India continues to grapple with the question of whether intellectual property (IP) disputes can be resolved through arbitration, despite legislative reforms favoring arbitration. The fundamental issue lies in the nature of IP rights as state-granted, public, and in rem rights, which contrast with the predominantly private, in personam contractual disputes arising from IP exploitation.

The doctrinal foundation for arbitrability in IP disputes was articulated by the Supreme Court in Booz Allen & Hamilton Inc. v. SBI Home Finance Ltd. (5) SCC 532, which distinguished between rights in rem—enforceable against the world at large and implicating public interests—and rights in personam, which arise inter se between parties and are generally arbitrable.

This distinction was further refined in Vidya Drolia v. Durga Trading Corporation AIRONLINE 2020 SC 929. The Court established a four-fold test for non-arbitrability: a dispute is non-arbitrable if it (i) involves rights in rem without subordinate rights in personam, (ii) affects third-party rights, (iii) concerns sovereign or public functions, or (iv) is expressly or impliedly barred by statute. The judgment emphasized a strong presumption in favor of arbitration in commercial matters.

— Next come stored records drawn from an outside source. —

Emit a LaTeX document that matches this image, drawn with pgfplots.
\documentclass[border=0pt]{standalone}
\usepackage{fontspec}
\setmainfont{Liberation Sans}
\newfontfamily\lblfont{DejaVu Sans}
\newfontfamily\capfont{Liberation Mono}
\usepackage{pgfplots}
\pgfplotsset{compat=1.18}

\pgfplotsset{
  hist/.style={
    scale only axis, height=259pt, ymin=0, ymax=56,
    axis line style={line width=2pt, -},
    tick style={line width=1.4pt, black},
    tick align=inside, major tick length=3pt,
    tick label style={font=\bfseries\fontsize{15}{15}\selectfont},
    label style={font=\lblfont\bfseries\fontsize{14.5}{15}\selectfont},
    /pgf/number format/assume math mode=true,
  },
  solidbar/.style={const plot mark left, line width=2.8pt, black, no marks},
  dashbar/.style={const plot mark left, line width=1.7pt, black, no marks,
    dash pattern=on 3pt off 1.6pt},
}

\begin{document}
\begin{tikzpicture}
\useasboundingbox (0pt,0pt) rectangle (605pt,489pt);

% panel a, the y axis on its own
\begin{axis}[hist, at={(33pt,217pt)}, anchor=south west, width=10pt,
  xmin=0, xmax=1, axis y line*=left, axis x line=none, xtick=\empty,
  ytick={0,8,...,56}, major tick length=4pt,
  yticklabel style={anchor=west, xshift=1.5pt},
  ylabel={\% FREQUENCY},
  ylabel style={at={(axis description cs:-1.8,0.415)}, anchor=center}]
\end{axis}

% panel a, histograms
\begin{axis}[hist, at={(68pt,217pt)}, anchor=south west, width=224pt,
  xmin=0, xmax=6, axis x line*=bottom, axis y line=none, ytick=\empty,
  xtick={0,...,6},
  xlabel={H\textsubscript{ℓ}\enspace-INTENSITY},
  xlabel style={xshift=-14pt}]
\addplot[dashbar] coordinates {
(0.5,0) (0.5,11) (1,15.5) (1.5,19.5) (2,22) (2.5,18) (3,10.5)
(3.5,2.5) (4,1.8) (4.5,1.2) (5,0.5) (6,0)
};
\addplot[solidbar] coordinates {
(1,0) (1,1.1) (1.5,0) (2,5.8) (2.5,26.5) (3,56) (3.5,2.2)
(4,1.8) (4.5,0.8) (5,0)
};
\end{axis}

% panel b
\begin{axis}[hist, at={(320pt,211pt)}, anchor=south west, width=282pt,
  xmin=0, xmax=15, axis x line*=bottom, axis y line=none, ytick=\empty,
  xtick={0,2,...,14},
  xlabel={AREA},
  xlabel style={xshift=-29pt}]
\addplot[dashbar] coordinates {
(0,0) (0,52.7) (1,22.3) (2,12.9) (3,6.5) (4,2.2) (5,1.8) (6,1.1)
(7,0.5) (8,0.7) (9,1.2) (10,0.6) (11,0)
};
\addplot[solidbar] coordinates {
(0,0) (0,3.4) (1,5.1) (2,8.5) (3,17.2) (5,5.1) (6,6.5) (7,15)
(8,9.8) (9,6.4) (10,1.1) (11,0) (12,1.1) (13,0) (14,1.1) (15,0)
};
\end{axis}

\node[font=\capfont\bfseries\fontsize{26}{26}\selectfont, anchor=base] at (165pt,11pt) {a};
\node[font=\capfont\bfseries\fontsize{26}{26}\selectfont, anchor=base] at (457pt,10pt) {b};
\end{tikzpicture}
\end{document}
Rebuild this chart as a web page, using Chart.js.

Applying these principles to IP, actions concerning grant, validity, revocation, and rectification of IP rights—such as patent revocation under Section 64 of the Patents Act, 1970, and trademark rectification under Section 57 of the Trademarks Act, 1999—are in rem and thus non-arbitrable. Conversely, disputes arising from contracts related to licensing, assignments, royalties, and negative covenants involve inter se obligations and fall within the ambit of arbitration.

Arguments invoking sovereign authority and exclusive statutory jurisdiction have been moderated by Vidya Drolia. Although IP rights are statutory monopolies, their contractual exploitation is treated as a private law matter. Jurisdiction conferred on civil courts by provisions like Section 62 of the Copyright Act, 1957, and Section 134 of the Trademarks Act, 1999, does not preclude arbitration unless the statute creates non-waivable public rights or vests exclusive adjudicatory power in a specific forum. The dissolution of the Intellectual Property Appellate Board (IPAB) and the transfer of its jurisdiction to High Courts further reinforce the limited scope of non-arbitrability to disputes with erga omnes or public law consequences.

Arbitration offers significant advantages in resolving IP disputes in India’s overburdened judicial system. It mitigates procedural delays, including protracted injunction proceedings, and provides a confidential, efficient forum, particularly for cross-border IP conflicts. Arbitration’s flexibility allows parties to select arbitrators with specialized expertise in patent law, software copyrights, or trademarks, ensuring informed adjudication of complex technical issues.

Internationally, the World Intellectual Property Organization (WIPO) reports a growing trend in IP alternative dispute resolution (ADR), reflecting increased acceptance of arbitration for licensing and technology transfer disputes. In India, this aligns with the Arbitration and Conciliation Act, 1996, and institutional support from bodies like the New Delhi International Arbitration Centre (NDIAC).

Nevertheless, certain categories of IP disputes remain non-arbitrable under the Vidya Drolia test. Actions in rem affecting public registers—such as validity, subsistence, registration, rectification, or cancellation—cannot be resolved through arbitration. For example, patent revocation and trademark rectification proceedings must be adjudicated by state authorities, now primarily High Courts, which exercise sovereign powers.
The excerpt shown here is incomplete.